「IT部門の担当者は、もっと現場の業務について勉強すべきだ」。そう不満を漏らす、ものづくりITのユーザー部門の技術者は少なくない。現場のことを知らなければ、そこで使う優れたシステムを企画することは難しい。その意味で、こうした不満が出てくるのは仕方がないのだ。実際、ITの専門家からも「IT部門にとっての顧客は現場。営業マンが顧客のことを勉強するように、IT部門も現場のことを勉強するのは当然」〔デジタルプロセス(本社神奈川県厚木市)取締役相談役の間瀬俊明氏〕という声がある。だが、1つ疑問がある。果たして、ユーザー部門の担当者は、IT部門への不満を口にしているだけで優れたシステムを手にできるのだろうか。

ニーズは現場が一番知っている

 「ユーザー部門の人たちは、現場においてITで何ができるのか、その可能性だけでも示せるようになってほしい」。こう吐露するのが、山形カシオ取締役部品事業部長でIT活用の推進役でもある鈴木康平氏である。その最大の理由が「本当のニーズを知っているのは現場」(同氏)だからだ。逆にいうと、IT部門に任せきりになると、現場にとって使いにくかったり、そもそも現場が必要と感じなかったりするシステムが出来上がってしまう恐れがあるのだ。

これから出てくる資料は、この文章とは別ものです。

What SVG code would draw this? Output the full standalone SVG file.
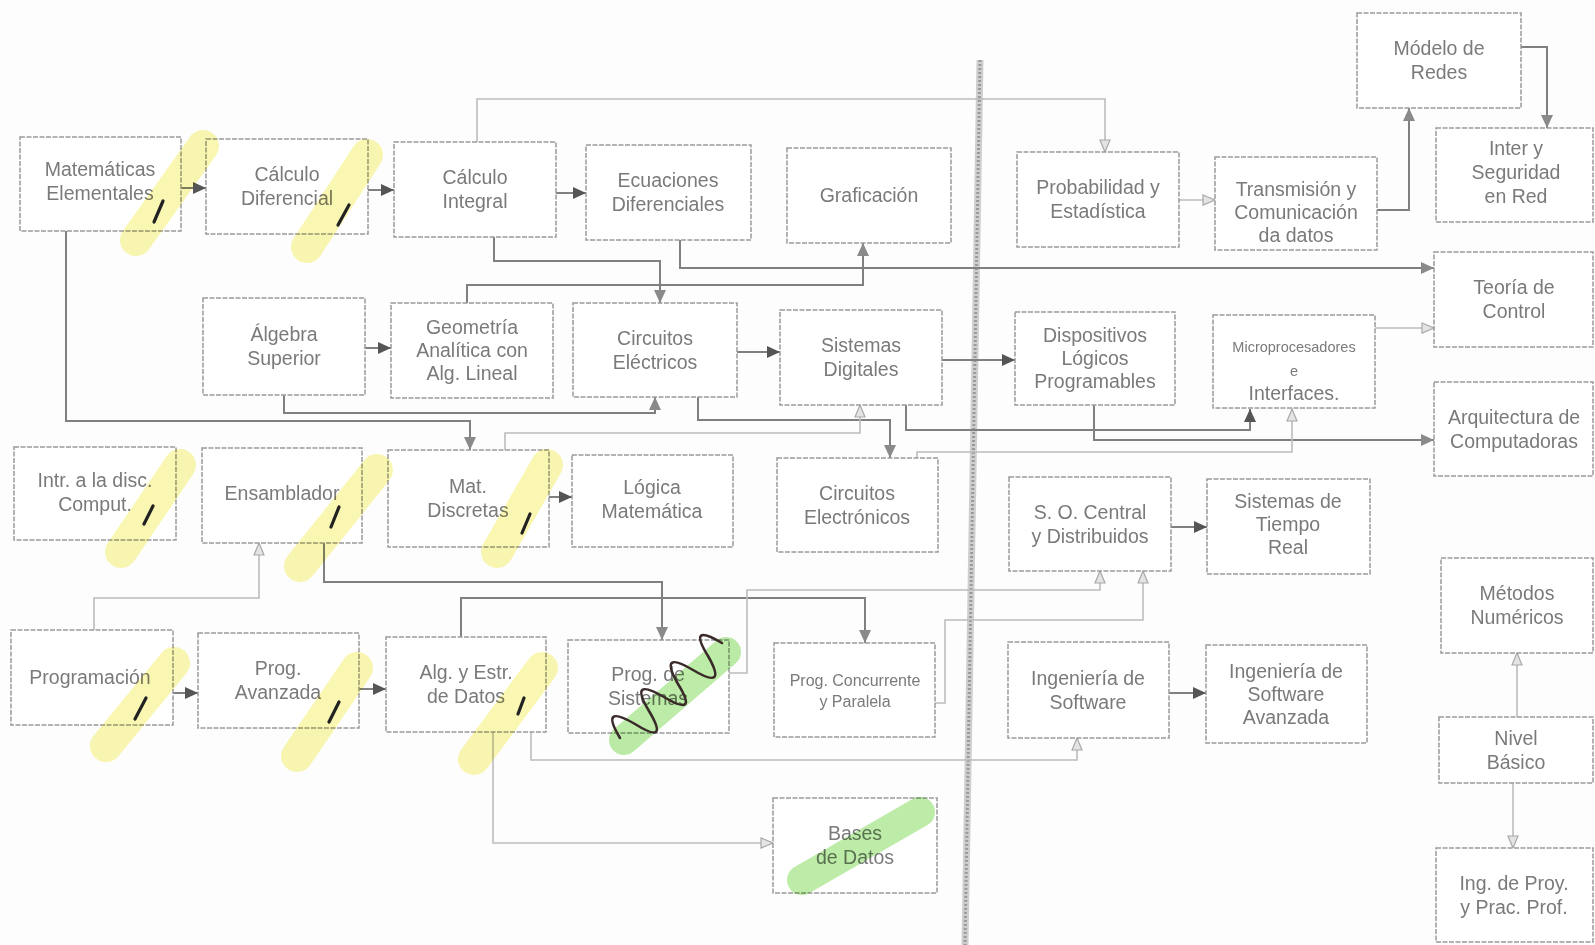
<svg xmlns="http://www.w3.org/2000/svg" width="1595" height="945" viewBox="0 0 1595 945">
<style>
.box{fill:#fff;stroke:#9a9a9a;stroke-width:1.5;stroke-dasharray:5 1.5}
.t{font-family:"Liberation Sans",Arial,sans-serif;font-size:19.5px;fill:#7a7a7a;text-anchor:middle}
.s{font-size:14.5px}
.m{font-size:16px}
.dk{fill:none;stroke:#808080;stroke-width:2}
.lt{fill:none;stroke:#bcbcbc;stroke-width:1.6}
.hy{fill:none;stroke:#f8f38a;stroke-width:32;stroke-linecap:round;opacity:.65;mix-blend-mode:multiply}
.hg{fill:none;stroke:#a6e68a;stroke-width:30;stroke-linecap:round;opacity:.75;mix-blend-mode:multiply}
.pen{fill:none;stroke:#222;stroke-width:3.2;stroke-linecap:round}
</style>
<defs>
<marker id="ad" markerUnits="userSpaceOnUse" markerWidth="14" markerHeight="12" refX="13" refY="6" orient="auto"><path d="M0,0 L13,6 L0,12 z" fill="#555"/></marker>
<marker id="am" markerUnits="userSpaceOnUse" markerWidth="14" markerHeight="12" refX="13" refY="6" orient="auto"><path d="M0,0 L13,6 L0,12 z" fill="#8a8a8a"/></marker>
<marker id="al" markerUnits="userSpaceOnUse" markerWidth="14" markerHeight="12" refX="13" refY="6" orient="auto"><path d="M1,1 L13,6 L1,11 z" fill="#e4e4e4" stroke="#a8a8a8" stroke-width="1.2"/></marker>
</defs>
<rect width="1595" height="945" fill="#fdfdfd"/>

<g id="divider">
<line x1="980" y1="60" x2="965" y2="945" stroke="#cfcfcf" stroke-width="7"/>
<line x1="980" y1="60" x2="965" y2="945" stroke="#9a9a9a" stroke-width="3" stroke-dasharray="2 2"/>
</g>

<g id="connectors">
<path class="dk" d="M181,188 H206" marker-end="url(#ad)"/>
<path class="dk" d="M368,190 H394" marker-end="url(#ad)"/>
<path class="dk" d="M556,193 H586" marker-end="url(#ad)"/>
<path class="dk" d="M365,348 H391" marker-end="url(#ad)"/>
<path class="dk" d="M737,352 H780" marker-end="url(#ad)"/>
<path class="dk" d="M942,360 H1015" marker-end="url(#ad)"/>
<path class="dk" d="M549,497 H572" marker-end="url(#ad)"/>
<path class="dk" d="M173,693 H198" marker-end="url(#ad)"/>
<path class="dk" d="M359,689 H386" marker-end="url(#ad)"/>
<path class="dk" d="M1171,527 H1207" marker-end="url(#ad)"/>
<path class="dk" d="M1169,693 H1206" marker-end="url(#ad)"/>
<path class="dk" d="M1521,47 H1547 V128" marker-end="url(#am)"/>
<path class="dk" d="M1377,210 H1409 V108" marker-end="url(#am)"/>
<path class="dk" d="M66,231 V421 H470 V450" marker-end="url(#am)"/>
<path class="dk" d="M284,395 V413 H655 V397" marker-end="url(#am)"/>
<path class="dk" d="M494,237 V261 H660 V303" marker-end="url(#am)"/>
<path class="dk" d="M467,303 V285 H863 V243" marker-end="url(#am)"/>
<path class="dk" d="M680,240 V268 H1434" marker-end="url(#am)"/>
<path class="dk" d="M906,405 V430 H1250 V409" marker-end="url(#ad)"/>
<path class="dk" d="M324,543 V582 H662 V640" marker-end="url(#am)"/>
<path class="dk" d="M461,637 V598 H865 V643" marker-end="url(#am)"/>
<path class="dk" d="M698,397 V420 H890 V458" marker-end="url(#am)"/>
<path class="dk" d="M1094,405 V440 H1434" marker-end="url(#am)"/>
<path class="lt" d="M477,142 V99 H1105 V152" marker-end="url(#al)"/>
<path class="lt" d="M1179,200 H1215" marker-end="url(#al)"/>
<path class="lt" d="M1375,328 H1434" marker-end="url(#al)"/>
<path class="lt" d="M917,458 V452 H1292 V409" marker-end="url(#al)"/>
<path class="lt" d="M505,450 V433 H860 V405" marker-end="url(#al)"/>
<path class="lt" d="M729,673 H747 V590 H1100 V571" marker-end="url(#al)"/>
<path class="lt" d="M935,703 H945 V620 H1143 V571" marker-end="url(#al)"/>
<path class="lt" d="M531,732 V760 H1077 V738" marker-end="url(#al)"/>
<path class="lt" d="M94,630 V598 H259 V543" marker-end="url(#al)"/>
<path class="lt" d="M493,732 V843 H773" marker-end="url(#al)"/>
<path class="lt" d="M1517,717 V653" marker-end="url(#al)"/>
<path class="lt" d="M1513,783 V848" marker-end="url(#al)"/>
</g>

<g id="n-me"><rect class="box" x="20" y="137" width="161" height="94"/><text class="t" x="100" y="176">Matemáticas<tspan x="100" dy="24">Elementales</tspan></text></g>
<g id="n-cd"><rect class="box" x="206" y="139" width="162" height="95"/><text class="t" x="287" y="181">Cálculo<tspan x="287" dy="24">Diferencial</tspan></text></g>
<g id="n-ci"><rect class="box" x="394" y="142" width="162" height="95"/><text class="t" x="475" y="184">Cálculo<tspan x="475" dy="24">Integral</tspan></text></g>
<g id="n-ed"><rect class="box" x="586" y="145" width="165" height="95"/><text class="t" x="668" y="187">Ecuaciones<tspan x="668" dy="24">Diferenciales</tspan></text></g>
<g id="n-graf"><rect class="box" x="787" y="148" width="164" height="95"/><text class="t" x="869" y="202">Graficación</text></g>
<g id="n-prob"><rect class="box" x="1017" y="152" width="162" height="95"/><text class="t" x="1098" y="194">Probabilidad y<tspan x="1098" dy="24">Estadística</tspan></text></g>
<g id="n-trans"><rect class="box" x="1215" y="157" width="162" height="93"/><text class="t" x="1296" y="196">Transmisión y<tspan x="1296" dy="23">Comunicación</tspan><tspan x="1296" dy="23">da datos</tspan></text></g>
<g id="n-modelo"><rect class="box" x="1357" y="13" width="164" height="95"/><text class="t" x="1439" y="55">Módelo de<tspan x="1439" dy="24">Redes</tspan></text></g>
<g id="n-inter"><rect class="box" x="1436" y="128" width="157" height="94"/><text class="t" x="1516" y="155">Inter y<tspan x="1516" dy="24">Seguridad</tspan><tspan x="1516" dy="24">en Red</tspan></text></g>
<g id="n-teoria"><rect class="box" x="1434" y="252" width="159" height="95"/><text class="t" x="1514" y="294">Teoría de<tspan x="1514" dy="24">Control</tspan></text></g>
<g id="n-arq"><rect class="box" x="1434" y="382" width="159" height="94"/><text class="t" x="1514" y="424">Arquitectura de<tspan x="1514" dy="24">Computadoras</tspan></text></g>
<g id="n-as"><rect class="box" x="203" y="298" width="162" height="97"/><text class="t" x="284" y="341">Álgebra<tspan x="284" dy="24">Superior</tspan></text></g>
<g id="n-geo"><rect class="box" x="391" y="303" width="162" height="95"/><text class="t" x="472" y="334">Geometría<tspan x="472" dy="23">Analítica con</tspan><tspan x="472" dy="23">Alg. Lineal</tspan></text></g>
<g id="n-ce"><rect class="box" x="573" y="303" width="164" height="94"/><text class="t" x="655" y="345">Circuitos<tspan x="655" dy="24">Eléctricos</tspan></text></g>
<g id="n-sd"><rect class="box" x="780" y="310" width="162" height="95"/><text class="t" x="861" y="352">Sistemas<tspan x="861" dy="24">Digitales</tspan></text></g>
<g id="n-dlp"><rect class="box" x="1015" y="312" width="160" height="93"/><text class="t" x="1095" y="342">Dispositivos<tspan x="1095" dy="23">Lógicos</tspan><tspan x="1095" dy="23">Programables</tspan></text></g>
<g id="n-micro"><rect class="box" x="1213" y="315" width="162" height="93"/><text class="t" x="1294" y="352"><tspan class="s">Microprocesadores</tspan><tspan x="1294" dy="24" class="s">e</tspan><tspan x="1294" dy="24">Interfaces.</tspan></text></g>
<g id="n-intr"><rect class="box" x="14" y="447" width="162" height="93"/><text class="t" x="95" y="487">Intr. a la disc.<tspan x="95" dy="24">Comput.</tspan></text></g>
<g id="n-ens"><rect class="box" x="202" y="448" width="160" height="95"/><text class="t" x="282" y="500">Ensamblador</text></g>
<g id="n-md"><rect class="box" x="388" y="450" width="161" height="97"/><text class="t" x="468" y="493">Mat.<tspan x="468" dy="24">Discretas</tspan></text></g>
<g id="n-lm"><rect class="box" x="572" y="455" width="161" height="92"/><text class="t" x="652" y="494">Lógica<tspan x="652" dy="24">Matemática</tspan></text></g>
<g id="n-cel"><rect class="box" x="777" y="458" width="161" height="94"/><text class="t" x="857" y="500">Circuitos<tspan x="857" dy="24">Electrónicos</tspan></text></g>
<g id="n-so"><rect class="box" x="1009" y="477" width="162" height="94"/><text class="t" x="1090" y="519">S. O. Central<tspan x="1090" dy="24">y Distribuidos</tspan></text></g>
<g id="n-str"><rect class="box" x="1207" y="479" width="163" height="95"/><text class="t" x="1288" y="508">Sistemas de<tspan x="1288" dy="23">Tiempo</tspan><tspan x="1288" dy="23">Real</tspan></text></g>
<g id="n-mn"><rect class="box" x="1441" y="558" width="152" height="95"/><text class="t" x="1517" y="600">Métodos<tspan x="1517" dy="24">Numéricos</tspan></text></g>
<g id="n-prog"><rect class="box" x="11" y="630" width="162" height="95"/><text class="t" x="90" y="684">Programación</text></g>
<g id="n-pa"><rect class="box" x="198" y="633" width="161" height="95"/><text class="t" x="278" y="675">Prog.<tspan x="278" dy="24">Avanzada</tspan></text></g>
<g id="n-aed"><rect class="box" x="386" y="637" width="160" height="95"/><text class="t" x="466" y="679">Alg. y Estr.<tspan x="466" dy="24">de Datos</tspan></text></g>
<g id="n-ps"><rect class="box" x="568" y="640" width="161" height="93"/><text class="t" x="648" y="681">Prog. de<tspan x="648" dy="24">Sistemas</tspan></text></g>
<g id="n-pc"><rect class="box" x="774" y="643" width="161" height="94"/><text class="t m" x="855" y="686">Prog. Concurrente<tspan x="855" dy="21">y Paralela</tspan></text></g>
<g id="n-is"><rect class="box" x="1008" y="642" width="161" height="96"/><text class="t" x="1088" y="685">Ingeniería de<tspan x="1088" dy="24">Software</tspan></text></g>
<g id="n-isa"><rect class="box" x="1206" y="645" width="161" height="98"/><text class="t" x="1286" y="678">Ingeniería de<tspan x="1286" dy="23">Software</tspan><tspan x="1286" dy="23">Avanzada</tspan></text></g>
<g id="n-nb"><rect class="box" x="1439" y="717" width="154" height="66"/><text class="t" x="1516" y="745">Nivel<tspan x="1516" dy="24">Básico</tspan></text></g>
<g id="n-bd"><rect class="box" x="773" y="798" width="164" height="95"/><text class="t" x="855" y="840">Bases<tspan x="855" dy="24">de Datos</tspan></text></g>
<g id="n-ip"><rect class="box" x="1436" y="848" width="157" height="94"/><text class="t" x="1514" y="890">Ing. de Proy.<tspan x="1514" dy="24">y Prac. Prof.</tspan></text></g>

<g id="annotations">
<path class="hy" d="M203,146 L136,240"/>
<path class="hy" d="M367,155 L307,247"/>
<path class="hy" d="M180,465 L121,552"/>
<path class="hy" d="M377,470 L300,566"/>
<path class="hy" d="M547,465 L497,552"/>
<path class="hy" d="M174,663 L106,746"/>
<path class="hy" d="M357,668 L297,756"/>
<path class="hy" d="M542,668 L474,759"/>
<path class="hg" d="M726,652 L624,740"/>
<path class="hg" d="M920,812 L802,880" stroke-width="38"/>
<path class="pen" d="M163,201 L154,222"/>
<path class="pen" d="M349,205 L338,225"/>
<path class="pen" d="M153,506 L144,524"/>
<path class="pen" d="M339,507 L331,527"/>
<path class="pen" d="M530,514 L522,533" stroke="#3344cc" stroke-width="2.5"/>
<path class="pen" d="M146,698 L135,719"/>
<path class="pen" d="M339,702 L329,722"/>
<path class="pen" d="M524,698 L518,714"/>
<path d="M620,738 Q599,703 635,724 Q670,746 649,711 Q628,676 664,697 Q699,718 678,684 Q658,649 693,670 Q728,691 708,656 Q687,622 722,643" fill="none" stroke="#3a2a2a" stroke-width="2.6" stroke-linecap="round" stroke-linejoin="round"/>
</g>
</svg>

 元日産自動車の技術者で、かつて同社の新開発プロセス「V-3P」の構築を担当した福士敬吾氏も同様の意見。実際、V-3Pで使われている一部のツールは、ユーザー部門のある担当者がCADを見て「これに、あるノウハウを入れたら仕事が速く進められそう」と提案してくれたことがきっかけだったという。

 その同氏が必要と主張するのが、ユーザー部門の意識改革。「設計者は良い製品を作ることには積極的だが、製品開発のための良い仕組みを作ろうとはあまり思っていない。しかし本来は、良い仕組みを作ることも設計者のもう1つの仕事のはず」と指摘する。

 では、そうした提案ができるようになるには、ユーザーは意識を変えた上で、どのような能力を身に付ける必要があるのか。鈴木氏は「ITの持つ可能性を想像できる程度のITの知識を持つべき」とする。IT技術の細部は分からなくても、そのインパクトが理解できる程度にはITを知っておく必要があるということだ。鈴木氏は「そうした人が現場に何人かいればいい」と付け加える。